2010 may be gone, but I can still smell the simmering duck fat...the mark of a successful year, or at least a successful NYE celebration, in my book.
As is becoming the habit these days, we opted out of a big to-do for New Year's Eve and decided to spend it coccooned in our apartment with our little family unit. I had gotten it into my head that I wanted to make cassoulet - a French meat and bean stew that has been bouncing around in my head for a few years now - and in a grand romantic gesture my husband suggested that we celebrate the end of 2010 by cooking together. Sigh. I love that guy.

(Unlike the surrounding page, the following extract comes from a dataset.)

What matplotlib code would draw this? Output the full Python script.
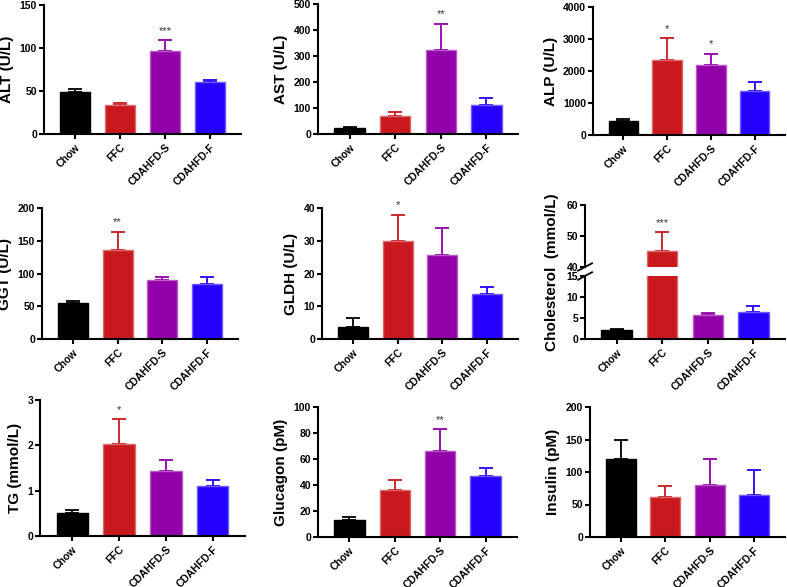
import matplotlib
matplotlib.use("Agg")
import matplotlib.pyplot as plt
import matplotlib.colors as mcolors
import numpy as np

plt.rcParams['font.family'] = ['Liberation Sans', 'DejaVu Sans']
plt.rcParams['font.weight'] = 'bold'

groups = ["Chow", "FFC", "CDAHFD-S", "CDAHFD-F"]
colors = ["#000000", "#C8191E", "#9100A8", "#2300FF"]

alt_mean = [49, 34, 96, 60]
alt_sem = [3, 2.6, 13, 3]
ast_mean = [23, 70, 325, 113]
ast_sem = [4, 14, 100, 27]
alp_mean = [450, 2335, 2178, 1372]
alp_sem = [63, 690, 366, 282]
ggt_mean = [54.6, 135.7, 89.8, 83.7]
ggt_sem = [3.1, 28.3, 5.2, 10.7]
gldh_mean = [3.8, 30, 25.6, 13.7]
gldh_sem = [2.7, 8, 8.4, 2.3]
chol_mean = [2.06, 45.3, 5.8, 6.4]
chol_sem = [0.24, 6.05, 0.5, 1.46]
tg_mean = [0.51, 2.04, 1.43, 1.10]
tg_sem = [0.06, 0.53, 0.24, 0.14]
glucagon_mean = [12.8, 36, 66.3, 47]
glucagon_sem = [2.8, 7.9, 16.9, 6.3]
insulin_mean = [120.6, 60.8, 79.4, 64]
insulin_sem = [29.4, 18.1, 40.6, 38.6]

W, H = 787, 587
fig = plt.figure(figsize=(W / 100, H / 100), dpi=100, facecolor='white')


def px_axes(l, r, t, b):
    return fig.add_axes([l / W, 1 - b / H, (r - l) / W, (b - t) / H])


def lighter(c, f=0.35):
    rgb = np.array(mcolors.to_rgb(c))
    if rgb.sum() == 0:
        return c
    return tuple(rgb + (1 - rgb) * f)


def style(ax, ticks, bottom=True, top=False):
    ax.spines['right'].set_visible(False)
    ax.spines['top'].set_visible(top)
    ax.spines['bottom'].set_visible(bottom)
    for s in ['left', 'bottom', 'top']:
        ax.spines[s].set_linewidth(1.5)
    ax.set_yticks(ticks)
    ax.tick_params(axis='y', labelsize=7.5, width=1.5, length=3.5, pad=1.5)
    ax.tick_params(axis='x', width=1.5, length=3.5, pad=2.5)
    ax.set_xlim(-0.69, 3.69)


def draw_bars(ax, mean, sem, stars=None):
    x = np.arange(len(groups))
    for i in range(len(groups)):
        ax.bar(x[i], mean[i], width=0.667, color=colors[i],
               edgecolor=lighter(colors[i]), linewidth=1.0, zorder=2)
        ax.errorbar(x[i], mean[i], yerr=[[0], [sem[i]]], fmt='none',
                    ecolor=colors[i], elinewidth=1.3, capsize=5.2,
                    capthick=1.3, zorder=1)
        if stars and stars[i]:
            ax.annotate(stars[i], (x[i], mean[i] + sem[i]), xytext=(0, 3),
                        textcoords='offset points', ha='center', va='bottom',
                        fontsize=8, color='#333333', fontweight='normal')


def xlabels(ax):
    ax.set_xticks(np.arange(len(groups)))
    ax.set_xticklabels(groups, rotation=45, ha='right', rotation_mode='anchor',
                       fontsize=7.5, fontweight='bold')


panels = [
    ((44, 241, 5, 134), alt_mean, alt_sem, (0, 150), [0, 50, 100, 150], "ALT (U/L)", [None, None, "***", None]),
    ((318, 518, 4, 134), ast_mean, ast_sem, (0, 500), [0, 100, 200, 300, 400, 500], "AST (U/L)", [None, None, "**", None]),
    ((593, 785, 7, 135), alp_mean, alp_sem, (0, 4000), [0, 1000, 2000, 3000, 4000], "ALP (U/L)", [None, "*", "*", None]),
    ((42, 238, 208, 339), ggt_mean, ggt_sem, (0, 200), [0, 50, 100, 150, 200], "GGT (U/L)", [None, "**", None, None]),
    ((322, 518, 208, 339), gldh_mean, gldh_sem, (0, 40), [0, 10, 20, 30, 40], "GLDH (U/L)", [None, "*", None, None]),
    ((40, 245, 400, 536), tg_mean, tg_sem, (0, 3), [0, 1, 2, 3], "TG (mmol/L)", [None, "*", None, None]),
    ((318, 517, 407, 537), glucagon_mean, glucagon_sem, (0, 100), [0, 20, 40, 60, 80, 100], "Glucagon (pM)", [None, None, "**", None]),
    ((590, 785, 407, 537), insulin_mean, insulin_sem, (0, 200), [0, 50, 100, 150, 200], "Insulin (pM)", None),
]

for box, mean, sem, ylim, ticks, label, stars in panels:
    ax = px_axes(*box)
    draw_bars(ax, mean, sem, stars)
    ax.set_ylim(*ylim)
    style(ax, ticks)
    xlabels(ax)
    ax.set_ylabel(label, fontsize=11, fontweight='bold', labelpad=4)

# Cholesterol with broken y axis
ax_up = px_axes(585, 785, 205, 267)
ax_lo = px_axes(585, 785, 276, 339)
draw_bars(ax_up, chol_mean, chol_sem, [None, "***", None, None])
draw_bars(ax_lo, chol_mean, chol_sem)
ax_up.set_ylim(40, 60)
ax_lo.set_ylim(0, 15)
style(ax_up, [40, 50, 60], bottom=False)
style(ax_lo, [0, 5, 10, 15])
ax_up.set_xticks([])
xlabels(ax_lo)

# break marks on the left spine
for ax, yy in [(ax_up, 0), (ax_lo, 1)]:
    ax.plot([-0.035, 0.035], [yy - 0.06, yy + 0.06], transform=ax.transAxes,
            color='black', lw=1.3, clip_on=False)

fig.text(552 / W, 1 - 272 / H, "Cholesterol  (mmol/L)", rotation=90,
         ha='center', va='center', fontsize=11, fontweight='bold')

plt.savefig("out.png", dpi=100, facecolor='white')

Cassoulet is no 30-minute meal. In fact, I went for the "Easy Cassoulet" recipe in my Gourmet cookbook instead of the two-day standard ordeal, and "Easy" in this case pared the active time down to a mere four hours. E's new affinity for independent play sure came in handy, as there aren't a lot of tasks in cassoulet-making that are toddler friendly, apart from tying together a bouqet garni. No, there's far too much slicing of meats and spattering of duck fat for little bodies...or for anyone tending towards the vegetarian lifestyle for that matter.
The whole affair went off without a hitch, with more than a few kisses, some energy-building chocolate, quite a bit of sweating and no trace of blood or tears. It was an absolutely exquisite way to spend New Year's Eve, if you ask me, and J even suggested that we make cooking together on NYE an annual tradition. Double sigh. Hands off, ladies.
Lucky for you, we took some photos so you can follow along. Just have a napkin handy for the drool...
The sous chef
At one point E informed us that she was taking her frogs and going to the park. If those boots hadn't been so tricky, we might have had a problem.
Beans simmering with duck bones. Quack.
Many knives were dirtied in the quest for the perfect sausage slicer.